Клетка бесприютности - страница 13



Дверь я открыл своими ключами, и сын почти сбил меня с ног, но орать перестал, крепко вцепился в штанину и слабо улыбнулся. Сопли текли почти до подбородка, а в больших черных глазках от напряжения полопались капилляры.

– Ты долго… Отец задерживается на работе… – посетовала мать, выскочив в коридор за ним.

– Понятно, опять бухает на автомойке. Называй вещи своими именами, – сухо бросил я, подхватив Вадика на руки. – Ну, и что за всемирный потоп? Решил утопить Чертаново в соплях?

Он так стиснул меня за шею, что в один момент я испугался – сломает.

– Он думал, ты больше не придешь, – мать вздохнула. – Обычно вечером ты уже дома. А тут нет и нет. Вадик занервничал, ходил, тебя искал… Потом как заорал. И все. Слава богу, ты быстро пришел. Как в садик будешь отдавать, ума не приложу…

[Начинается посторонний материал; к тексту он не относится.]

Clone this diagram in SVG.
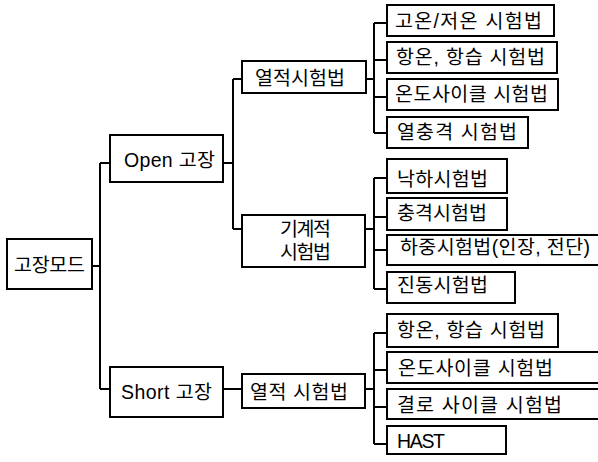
<svg xmlns="http://www.w3.org/2000/svg" width="598" height="462" viewBox="0 0 598 462">
<style>
rect{fill:#fff;stroke:#000;stroke-width:2}
text{font-family:"Liberation Sans","Noto Sans CJK KR",sans-serif;font-size:19.5px;fill:#000}
#connectors path{fill:none;stroke:#000;stroke-width:2}
</style>
<rect x="0" y="0" width="598" height="462" style="stroke:none"/>
<g id="connectors">
<path d="M92 266H100M100 163V389M100 163H110M100 389H110"/>
<path d="M223 163H233M233 79V229M233 79H242M233 229H242"/>
<path d="M223 389H242"/>
<path d="M366 79H374M374 23V133M374 23H387M374 60H387M374 97H387M374 133H387"/>
<path d="M365 229H374M374 178V289M374 178H387M374 217H387M374 250H387M374 289H387"/>
<path d="M365 389H374M374 333V444M374 333H387M374 370H387M374 407H387M374 444H387"/>
</g>
<g id="root"><rect x="7" y="239" width="85" height="50"/><text x="14" y="272" textLength="71" lengthAdjust="spacing">고장모드</text></g>
<g id="open"><rect x="110" y="135" width="113" height="47"/><text x="124" y="167" textLength="91" lengthAdjust="spacing">Open 고장</text></g>
<g id="short"><rect x="110" y="367" width="113" height="50"/><text x="121" y="399" textLength="91" lengthAdjust="spacing">Short 고장</text></g>
<g id="thermal1"><rect x="242" y="61" width="124" height="32"/><text x="255" y="85" textLength="90" lengthAdjust="spacing">열적시험법</text></g>
<g id="mech"><rect x="242" y="215" width="123" height="52"/><text x="280" y="236" textLength="51" lengthAdjust="spacing">기계적</text><text x="280" y="259" textLength="51" lengthAdjust="spacing">시험법</text></g>
<g id="thermal2"><rect x="242" y="374" width="123" height="34"/><text x="250" y="399" textLength="98" lengthAdjust="spacing">열적 시험법</text></g>
<g id="t1"><rect x="387" y="5" width="167" height="31"/><text x="395" y="28" textLength="147" lengthAdjust="spacing">고온/저온 시험법</text></g>
<g id="t2"><rect x="387" y="42" width="170" height="31"/><text x="396" y="64" textLength="149" lengthAdjust="spacing">항온, 항습 시험법</text></g>
<g id="t3"><rect x="387" y="79" width="171" height="31"/><text x="395" y="101" textLength="153" lengthAdjust="spacing">온도사이클 시험법</text></g>
<g id="t4"><rect x="387" y="117" width="141" height="31"/><text x="397" y="139" textLength="120" lengthAdjust="spacing">열충격 시험법</text></g>
<g id="m1"><rect x="387" y="159" width="120" height="34"/><text x="397" y="186" textLength="91" lengthAdjust="spacing">낙하시험법</text></g>
<g id="m2"><rect x="387" y="198" width="120" height="32"/><text x="397" y="220" textLength="90" lengthAdjust="spacing">충격시험법</text></g>
<g id="m3"><rect x="387" y="235" width="215" height="30"/><text x="400" y="254" textLength="190" lengthAdjust="spacing">하중시험법(인장, 전단)</text></g>
<g id="m4"><rect x="387" y="272" width="128" height="31"/><text x="397" y="292" textLength="91" lengthAdjust="spacing">진동시험법</text></g>
<g id="s1"><rect x="387" y="314" width="171" height="33"/><text x="397" y="337" textLength="148" lengthAdjust="spacing">항온, 항습 시험법</text></g>
<g id="s2"><rect x="387" y="352" width="215" height="31"/><text x="398" y="375" textLength="155" lengthAdjust="spacing">온도사이클 시험법</text></g>
<g id="s3"><rect x="387" y="389" width="215" height="30"/><text x="397" y="412" textLength="165" lengthAdjust="spacing">결로 사이클 시험법</text></g>
<g id="s4"><rect x="387" y="426" width="119" height="28"/><text x="397" y="448" textLength="48" lengthAdjust="spacing">HAST</text></g>
</svg>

– Мать, не гунди, разберемся, – буркнул я, целуя сына в лоб. Он и правда успокоился, прижимался ко мне, я только и слышал, как быстро бьется сердечко у него в груди, как у напуганного птенчика.

***

Засохшие гладиолусы, привезенные матерью с убогой дачи под Петербургом, давно начали вянуть, но она не выкидывала их, и из банки воняло затхлостью. Вадик зажимал нос каждый раз, когда пробегал мимо, а я не притрагивался к стеблям – знал, что она разразится обидой, стоит мне только выкинуть ее выращенное достижение.

Фиолетовые гладиолусы были посредственными. Помидоры – мелкие и невкусные, с трудом выросшие на грядке, – тоже. Но я все равно давился: других овощей домой не покупали, а первая стипендия бюджетника приходила только в конце сентября. На календаре – первое, и я стоял в отглаженной застиранной рубашке на фоне зеркала, поправляя вывернувшийся воротник. Отец наблюдал из-за приоткрытой двери кухни – я видел в отражении его внимательный, злой взгляд. Он до сих пор не смирился с тем, что я поступил – просто не мог, ведь я должен был работать в автомастерской, зарабатывать деньги и безвылазно сидеть с сыном.

Справедливости ради, официантом я все-таки устроился. В вечерние смены, чтобы не совпадало с учебой, по пути на работу и домой рассчитывал делать домашку, кажущуюся слишком преувеличенной по рассказам Витальки. Вадик сидел рядом, облизывая купленную бабушкой машинку – он тянул в рот все, что видел.

– Пока, – я быстро чмокнул его в лоб. – Скоро вернусь, бабушка за тобой приглядит.

Когда пришел приказ о зачислении на бюджет, мы с матерью все-таки договорились, что она сможет сидеть с Вадиком после сада. Место ему все-таки выделили, и он потихоньку начал осваиваться – оставался в группе уже больше, чем на полчаса, без рыданий и размазанных по лицу соплей, начал там есть щи и манку по утрам, воспитательница больше не писала мне каждый день. И тогда я хоть единожды позволил себе выдохнуть облегченно: вопрос с Вадиком почти решился и закрылся окончательно, когда маман согласилась сидеть с ним по вечерам.

«Что ж мы, не выучим тебя, что ли? – спрашивала она, пялясь в заранее распечатанный мною приказ о зачислении. – Медицинский так медицинский. Отцу не говори, злиться будет».

Но сказать пришлось: невозможно учиться сутками, каждый вечер гладить белый халат и сделать так, чтобы человек, живущий в этом же доме, не знал об учебе. Скрипнув зубами, а потом табуретными ножками об пол от резкого подъема, он разбил мне нос, удовлетворился кровью и сплюнул под ноги.

«Выблядка своего, – сказал, – лучше пристрой куда. А то я за себя не ручаюсь».